Chagall réalise en 1957, en collaboration avec l’atelier Madoura à Vallauris 1, une série de quatre céramiques zoo-anthropomorphes – connues à ce jour – intitulées Les Amoureux et la Bête. Si, contrairement à Picasso, Chagall ne conçoit que des créations uniques et n’édite pas ses céramiques, il réalise quelques séries constituées de deux à quatre pièces de forme, à l’instar de celle-ci.
La forme, reproduite à l’aide d’un moule, est commune aux quatre œuvres. Seules deux cavités témoignent d’une dimension utilitaire de la céramique. Le pied du vase est doté de deux seins et d’une main et la panse de deux têtes surmontées d’un col en forme d’animal – sûrement un cheval ou un âne –, éléments iconographiques récurrents dans l’œuvre de l’artiste. Une main, symbole du geste créateur, et une bête sont également présentes sur le Vase sculpté (1952). La bête protectrice surplombe ici l’arrondi des deux têtes 2 dressées telle une colline.
L’un de ces « vases-sculptures3 » est une variante en terre cuite dépourvue d’ornement.
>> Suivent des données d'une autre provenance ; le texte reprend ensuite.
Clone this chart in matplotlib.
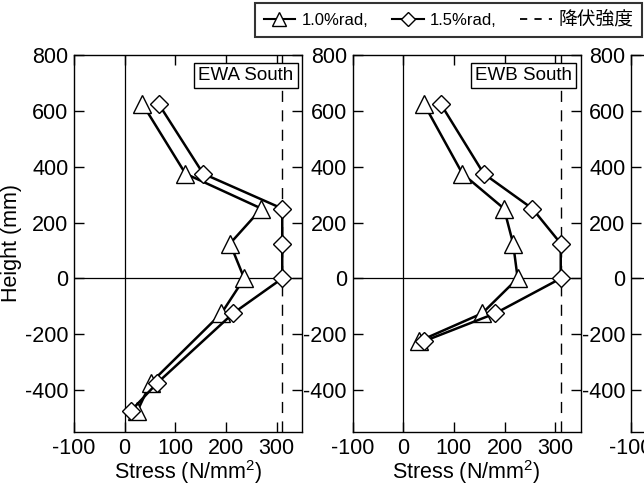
import matplotlib
matplotlib.use("Agg")
import matplotlib.pyplot as plt
from matplotlib.lines import Line2D

plt.rcParams['font.family'] = ['Liberation Sans', 'Noto Sans CJK JP', 'DejaVu Sans']
plt.rcParams['mathtext.fontset'] = 'custom'
plt.rcParams['mathtext.rm'] = 'Liberation Sans'
plt.rcParams['mathtext.it'] = 'Liberation Sans'
plt.rcParams['axes.unicode_minus'] = False

# Measured stress distributions along the wall height
heights_a = [625, 375, 250, 125, 0, -125, -375, -475]
ewa_rad10 = [35, 120, 270, 208, 236, 191, 51, 25]
ewa_rad15 = [67, 155, 311, 311, 311, 214, 64, 12]

heights_b = [625, 375, 250, 125, 0, -125, -225]
ewb_rad10 = [41, 117, 199, 217, 226, 156, 31]
ewb_rad15 = [74, 159, 255, 311, 311, 182, 41]

yield_stress = 311

panel_titles = ["EWA South", "EWB South"]
legend_labels = ["1.0%rad,", "1.5%rad,", "降伏強度"]
x_ticks = [-100, 0, 100, 200, 300]
y_ticks = [-400, -200, 0, 200, 400, 600, 800]

W, H = 644, 492
fig = plt.figure(figsize=(W / 100, H / 100), dpi=100)

ax_w = 228
top, bottom = 55, 432
lefts = [74, 352.5, 631]

axes = []
for left in lefts:
    ax = fig.add_axes([left / W, 1 - bottom / H, ax_w / W, (bottom - top) / H])
    ax.set_xlim(-100, 350)
    ax.set_ylim(-550, 800)
    ax.set_xticks(x_ticks)
    ax.set_yticks(y_ticks)
    ax.tick_params(direction='in', top=True, right=True, length=7, width=1,
                   labelsize=15.5, pad=4, colors='black')
    for s in ax.spines.values():
        s.set_linewidth(1.0)
    ax.axhline(0, color='black', lw=0.9, zorder=1)
    ax.axvline(0, color='black', lw=0.9, zorder=1)
    axes.append(ax)

series = [
    (heights_a, ewa_rad10, ewa_rad15),
    (heights_b, ewb_rad10, ewb_rad15),
]

for ax, (h, s10, s15), title in zip(axes[:2], series, panel_titles):
    ax.axvline(yield_stress, color='black', lw=1.0, ls=(0, (8, 6)), zorder=1)
    ax.plot(s10, h, color='black', lw=1.8, marker='^', ms=13,
            mfc='white', mec='black', mew=1.0, zorder=3)
    ax.plot(s15, h, color='black', lw=1.8, marker='D', ms=9.5,
            mfc='white', mec='black', mew=1.0, zorder=4)
    ax.text(0.963, 0.968, title, transform=ax.transAxes, ha='right', va='top',
            fontsize=13.5, zorder=6,
            bbox=dict(boxstyle='square,pad=0.22', fc='white', ec='black', lw=1.0))
    ax.set_xlabel('Stress (N/mm$^{2}$)', fontsize=15.5, labelpad=0)

axes[0].set_ylabel('Height (mm)', fontsize=15.5, labelpad=2)

handles = [
    Line2D([], [], color='black', lw=1.5, marker='^', ms=10, mfc='white', mec='black', mew=1.0),
    Line2D([], [], color='black', lw=1.5, marker='D', ms=7.5, mfc='white', mec='black', mew=1.0),
    Line2D([], [], color='black', lw=1.3, ls=(0, (4, 4))),
]
leg = fig.legend(handles, legend_labels, ncol=3, loc='upper right',
                 bbox_to_anchor=(642 / W, 1 - 3 / H), fontsize=12,
                 frameon=True, fancybox=False, edgecolor='black',
                 handlelength=1.9, handletextpad=0.4, columnspacing=1.4,
                 borderpad=0.5, borderaxespad=0)
leg.get_texts()[2].set_fontsize(13.5)
leg.get_frame().set_linewidth(1.5)

fig.savefig('out.png', dpi=100)
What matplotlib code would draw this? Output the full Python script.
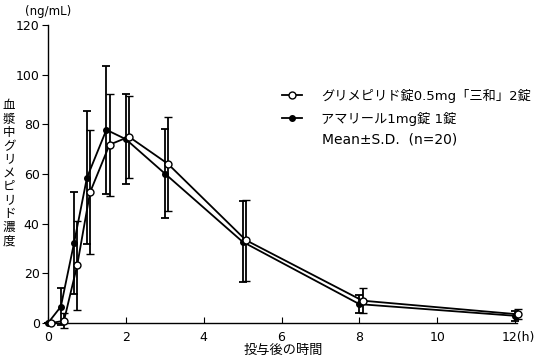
import matplotlib
matplotlib.use("Agg")
import matplotlib.pyplot as plt
from matplotlib.transforms import ScaledTranslation

plt.rcParams['font.family'] = ['DejaVu Sans', 'Noto Sans CJK JP']

# 投与後の時間 (h)
times = [0, 0.33, 0.67, 1, 1.5, 2, 3, 5, 8, 12]
xtick_labels = ["0", "2", "4", "6", "8", "10", "12(h)"]

# グリメピリド錠0.5mg「三和」2錠
generic_mean = [0, 0.9, 23.3, 52.6, 71.8, 75.0, 64.1, 33.4, 9.0, 3.5]
generic_sd = [0, 3.0, 17.9, 25.0, 20.6, 16.5, 19.0, 16.3, 5.0, 2.0]

# アマリール1mg錠 1錠
ref_mean = [0, 6.6, 32.3, 58.5, 77.8, 74.0, 60.2, 32.7, 7.6, 2.9]
ref_sd = [0, 7.4, 20.5, 26.8, 25.7, 18.2, 17.8, 16.3, 3.6, 2.0]

labels = ["グリメピリド錠0.5mg「三和」2錠", "アマリール1mg錠 1錠"]
dodge = 0.08

fig = plt.figure(figsize=(5.37, 3.57), dpi=100)
ax = fig.add_axes([0.0894, 0.0952, 0.8734, 0.8348])

ax.errorbar(times, ref_mean, yerr=ref_sd, color="black", lw=1.3,
            marker="o", ms=4, mfc="black", mec="black",
            capsize=2.7, capthick=1.3, elinewidth=1.3, label=labels[1],
            clip_on=False, zorder=3)
ax.errorbar([t + dodge for t in times], generic_mean, yerr=generic_sd,
            color="black", lw=1.3, marker="o", ms=5, mfc="white",
            mec="black", mew=1.0, capsize=2.7, capthick=1.3, elinewidth=1.3,
            label=labels[0], clip_on=False, zorder=4)

ax.set_xlim(0, 12.05)
ax.set_ylim(0, 120)
ax.set_xticks([0, 2, 4, 6, 8, 10, 12])
ax.set_xticklabels(xtick_labels)
ax.set_yticks([0, 20, 40, 60, 80, 100, 120])
ax.tick_params(axis="x", direction="in", length=4, labelsize=9, pad=6)
ax.tick_params(axis="y", direction="out", length=4, labelsize=9, pad=2)
ax.spines["top"].set_visible(False)
ax.spines["right"].set_visible(False)
for s in ["left", "bottom"]:
    ax.spines[s].set_linewidth(1.0)

# "12(h)" の "12" が目盛りの位置に来るよう右にずらす
last = ax.get_xticklabels()[-1]
last.set_transform(last.get_transform()
                   + ScaledTranslation(3 / 100, 0, fig.dpi_scale_trans))

fig.text(283 / 537, 1 - 350 / 357, "投与後の時間", fontsize=9.5,
         ha="center", va="center")
fig.text(0.017, 0.515, "\n".join("血漿中グリメピリド濃度"), fontsize=9,
         family="Noto Sans CJK JP", ha="center", va="center",
         linespacing=1.05)
fig.text(25 / 537, 1 - 12 / 357, "(ng/mL)", fontsize=8.5, ha="left",
         va="center")

handles, labs = ax.get_legend_handles_labels()
handles = [h[0] for h in handles][::-1]
labs = labs[::-1]
ax.legend(handles, labs, loc="upper left", bbox_to_anchor=(0.499, 0.785),
          frameon=False, fontsize=9.5, handlelength=1.5, handletextpad=1.45,
          labelspacing=0.68, borderpad=0, borderaxespad=0)
fig.text(322 / 537, 1 - 140 / 357, "Mean±S.D.  (n=20)", fontsize=10,
         ha="left", va="center")

fig.savefig("out.png", dpi=100)
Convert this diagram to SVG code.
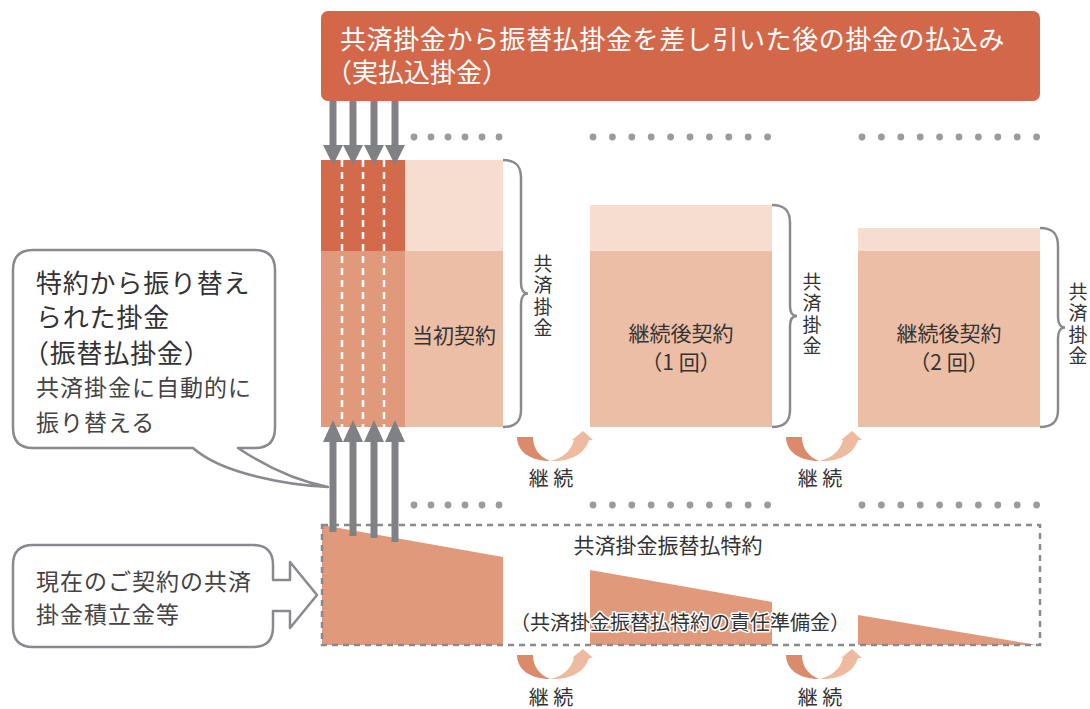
<svg xmlns="http://www.w3.org/2000/svg" xmlns:xlink="http://www.w3.org/1999/xlink" width="1090" height="709" viewBox="0 0 1090 709">
<style>
text{font-family:"Noto Sans CJK JP","Noto Sans CJK SC",sans-serif;fill:#333}
.ban{fill:#fff;font-size:26px}
.lbl{font-size:21px}
.vt{font-size:19px;writing-mode:vertical-rl;letter-spacing:2.5px}
.kz{font-size:20px;text-anchor:middle}
.cl{font-size:26px;letter-spacing:0.8px}
.cs{font-size:23px;fill:#444;letter-spacing:1px}
.arw{fill:#808184}
.dot{fill:#9b9b9f}
.br{fill:none;stroke:#8a8a8e;stroke-width:2.5}
.wd{stroke:#fff;stroke-width:2.5;stroke-dasharray:7 5}
.bub{fill:#fff;stroke:#8a8a8e;stroke-width:2.5;stroke-linejoin:round}
.halo{paint-order:stroke;stroke:#fff;stroke-width:3px;stroke-linejoin:round}
</style>
<defs>
<g id="dots6"><circle cx="0" cy="0" r="3.4"/><circle cx="17" cy="0" r="3.4"/><circle cx="34" cy="0" r="3.4"/><circle cx="51" cy="0" r="3.4"/><circle cx="68" cy="0" r="3.4"/><circle cx="85" cy="0" r="3.4"/></g>
<g id="dots10"><circle cx="0" cy="0" r="3.4"/><circle cx="19.4" cy="0" r="3.4"/><circle cx="38.8" cy="0" r="3.4"/><circle cx="58.2" cy="0" r="3.4"/><circle cx="77.6" cy="0" r="3.4"/><circle cx="97" cy="0" r="3.4"/><circle cx="116.4" cy="0" r="3.4"/><circle cx="135.8" cy="0" r="3.4"/><circle cx="155.2" cy="0" r="3.4"/><circle cx="174.6" cy="0" r="3.4"/></g>
<g id="cres">
<path d="M0,6 C0,21 14,30 33,30 C23,26 16,18 16,6 Z" fill="#DC8A6C"/>
<path d="M33,30 C46,27 54,20 57,9 L55,9 L66,0 L76,9 L72,9 C68,23 53,31 33,30 Z" fill="#EEBBA1"/>
</g>
<g id="darr"><rect x="-3.5" y="0" width="7" height="46"/><polygon points="-10,44 10,44 0,64"/></g>
</defs>

<g id="banner">
<rect x="321" y="11" width="719" height="90" rx="7" fill="#D26849"/>
<text class="ban" x="340" y="49" letter-spacing="0.6">共済掛金から振替払掛金を差し引いた後の掛金の払込み</text>
<text class="ban" x="326" y="82">（実払込掛金）</text>
</g>

<g id="dots" class="dot">
<use xlink:href="#dots6" x="414" y="137"/>
<use xlink:href="#dots10" x="593" y="137"/>
<use xlink:href="#dots10" x="862" y="137"/>
<use xlink:href="#dots6" x="414" y="505"/>
<use xlink:href="#dots10" x="593" y="505"/>
<use xlink:href="#dots10" x="862" y="505"/>
</g>

<g id="contract-initial">
<rect x="321" y="160" width="84" height="91" fill="#D36A4B"/>
<rect x="321" y="251" width="84" height="176" fill="#E09A7B"/>
<rect x="405" y="160" width="98" height="91" fill="#F6DDD0"/>
<rect x="405" y="251" width="98" height="176" fill="#ECBEA6"/>
<line class="wd" x1="342" y1="160" x2="342" y2="427"/>
<line class="wd" x1="363" y1="160" x2="363" y2="427"/>
<line class="wd" x1="384" y1="160" x2="384" y2="427"/>
<text class="lbl" x="454" y="343" text-anchor="middle">当初契約</text>
</g>

<g id="contract-renew1">
<rect x="590" y="205" width="182" height="46" fill="#F6DDD0"/>
<rect x="590" y="251" width="182" height="176" fill="#ECBEA6"/>
<text class="lbl" x="681" y="341" text-anchor="middle">継続後契約</text>
<text class="lbl" x="681" y="370" text-anchor="middle">（1 回）</text>
</g>

<g id="contract-renew2">
<rect x="858" y="228" width="182" height="23" fill="#F6DDD0"/>
<rect x="858" y="251" width="182" height="176" fill="#ECBEA6"/>
<text class="lbl" x="949" y="341" text-anchor="middle">継続後契約</text>
<text class="lbl" x="949" y="370" text-anchor="middle">（2 回）</text>
</g>

<g id="brace1">
<path class="br" d="M503,160 C516,160 521,166 521,178 L521,283 C521,290 524,293.5 528,293.5 C524,293.5 521,297 521,304 L521,410 C521,421 516,427 503,427"/>
<text class="vt" x="543" y="254">共済掛金</text>
</g>
<g id="brace2">
<path class="br" d="M772,205 C785,205 790,211 790,223 L790,306 C790,313 793,316 797,316 C793,316 790,319 790,326 L790,410 C790,421 785,427 772,427"/>
<text class="vt" x="812" y="272">共済掛金</text>
</g>
<g id="brace3">
<path class="br" d="M1040,228 C1053,228 1058,234 1058,246 L1058,317 C1058,324 1061,327.5 1065,327.5 C1061,327.5 1058,331 1058,338 L1058,410 C1058,421 1053,427 1040,427"/>
<text class="vt" x="1078" y="282">共済掛金</text>
</g>

<g id="rider">
<polygon points="322,525 503,557 503,645 322,645" fill="#E09A7B"/>
<polygon points="590,570 772,602 772,645 590,645" fill="#E09A7B"/>
<polygon points="858,615 1037,645 858,645" fill="#E09A7B"/>
<rect x="322" y="525" width="718" height="120" fill="none" stroke="#8a8a8e" stroke-width="2.5" stroke-dasharray="6 5"/>
<text x="668" y="553" font-size="21" text-anchor="middle">共済掛金振替払特約</text>
<text class="halo" x="680" y="630" font-size="20" text-anchor="middle">（共済掛金振替払特約の責任準備金）</text>
</g>

<g id="callout-transfer">
<path class="bub" d="M33,250 H255 Q275,250 275,270 V428 Q275,448 255,448 H238 C262,464 292,480 328,487 C288,485 222,474 193,448 H33 Q13,448 13,428 V270 Q13,250 33,250 Z"/>
<text class="cl" x="36" y="293">特約から振り替え</text>
<text class="cl" x="36" y="327">られた掛金</text>
<text class="cl" x="23" y="363">（振替払掛金）</text>
<text class="cs" x="36" y="396">共済掛金に自動的に</text>
<text class="cs" x="36" y="431">振り替える</text>
</g>

<g id="callout-reserve">
<path class="bub" d="M33,545 H253 Q273,545 273,565 V580 H290 V562 L317,595 L290,628 V611 H273 V627 Q273,647 253,647 H33 Q13,647 13,627 V565 Q13,545 33,545 Z"/>
<text class="cs" x="36" y="590">現在のご契約の共済</text>
<text class="cs" x="36" y="623">掛金積立金等</text>
</g>

<g id="connectors">
<g class="arw">
<use xlink:href="#darr" x="333" y="101"/>
<use xlink:href="#darr" x="353" y="101"/>
<use xlink:href="#darr" x="374" y="101"/>
<use xlink:href="#darr" x="395" y="101"/>
<rect x="329.5" y="440" width="7" height="92"/><polygon points="323,442 343,442 333,420"/>
<rect x="349.5" y="440" width="7" height="96"/><polygon points="343,442 363,442 353,420"/>
<rect x="370.5" y="440" width="7" height="98"/><polygon points="364,442 384,442 374,420"/>
<rect x="391.5" y="440" width="7" height="102"/><polygon points="385,442 405,442 395,420"/>
</g>
<use xlink:href="#cres" x="517" y="431"/>
<use xlink:href="#cres" x="786" y="431"/>
<use xlink:href="#cres" x="517" y="649"/>
<use xlink:href="#cres" x="786" y="649"/>
<text class="kz" x="551" y="486">継 続</text>
<text class="kz" x="820" y="486">継 続</text>
<text class="kz" x="551" y="705">継 続</text>
<text class="kz" x="820" y="705">継 続</text>
</g>
</svg>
Le décor et les teintes des autres versions diffèrent grâce aux engobes et oxydes ainsi qu’aux incisions dans la terre crue. Dépourvue d’émail, la matière est veloutée et mate. Le vase conservé au Musée national Marc Chagall à Nice se pare d’un engobe foncé, les visages des figures, esquissés, sont rehaussés de touches blanches et de teintes chaudes. L’une des deux faces de la version à dominante ocre est ornée, tout comme celle dite « bleue », de maisons et d’un clocher rappelant Vitebsk, la ville natale de l’artiste, qui évoque la dimension symbolique de la terre pour Chagall4. Il affirmait : « Je suis venu en France avec encore de la terre sur les racines de mes souliers. C’est long pour que la terre sèche et tombe […] Garder la terre sur ses racines ou en retrouver une autre, c’est un véritable miracle5. » Chagall joue ainsi habilement tant avec la forme qu’avec les motifs – au rendu dissemblable et peints sur des fonds de couleurs distinctes – pour livrer une double lecture des œuvres, tour à tour vases historiés et sculptures, créatures animales et humaines.
Ces quatre créations révèlent une diversité de sources d’inspiration de l’artiste parmi lesquelles figurent l’art et l’artisanat russes – à l’instar des figurines d’argile, utilitaires et décoratives, et des êtres hybrides des loubki6. Marc Chagall connaissait et appréciait les œuvres de l’artiste Anna Goloubkina7 qui, en 1899, sculpte librement la matière pour représenter les visages multiples du vase intitulé Brouillard (marbre, Galerie Tretiakov, Moscou). Bruno Gaudichon souligne en outre les « résonances » entre les « œuvres en volume » de Chagall et la céramique préhispanique8. Les doubles têtes – que l’artiste aime représenter – des statuettes de Tlatilco9 auraient donc pu particulièrement susciter son intérêt (il aurait pu en voir lors de son voyage au Mexique en 1942). Une exposition d’œuvres précolombiennes10 est d’ailleurs organisée en 1955 au Nérolium à Vallauris11. Une lettre adressée au collectionneur Nathan Cummings à propos de l’exposition de sa collection au Louvre en 195612 témoigne de l’intérêt de Chagall pour cette production13. Il n’est donc pas étonnant de voir, parmi ses réalisations, des formes anthropomorphes et zoomorphes aux allures primitives, telles que L'Âne bleu (1954) 14 ou cette série Les Amoureux et la Bête, évoquant ces céramiques ancestrales.
Par ailleurs, Chagall admirait les œuvres de Paul Gauguin (1848-1903) et lui rend hommage à travers un tableau (Hommage à Gauguin (1956)). Gauguin lui-même s’inspire notamment de la céramique préhispanique, à l’instar des vases-portraits de la culture mochica15 (Pérou), lorsqu’il crée des pièces telles qu’un Autoportrait ou encore Vase représentant Léda au cygne (1887-1888), auxquelles font écho ces deux portraits réunis en un être bicéphale de la série Les Amoureux et la Bête.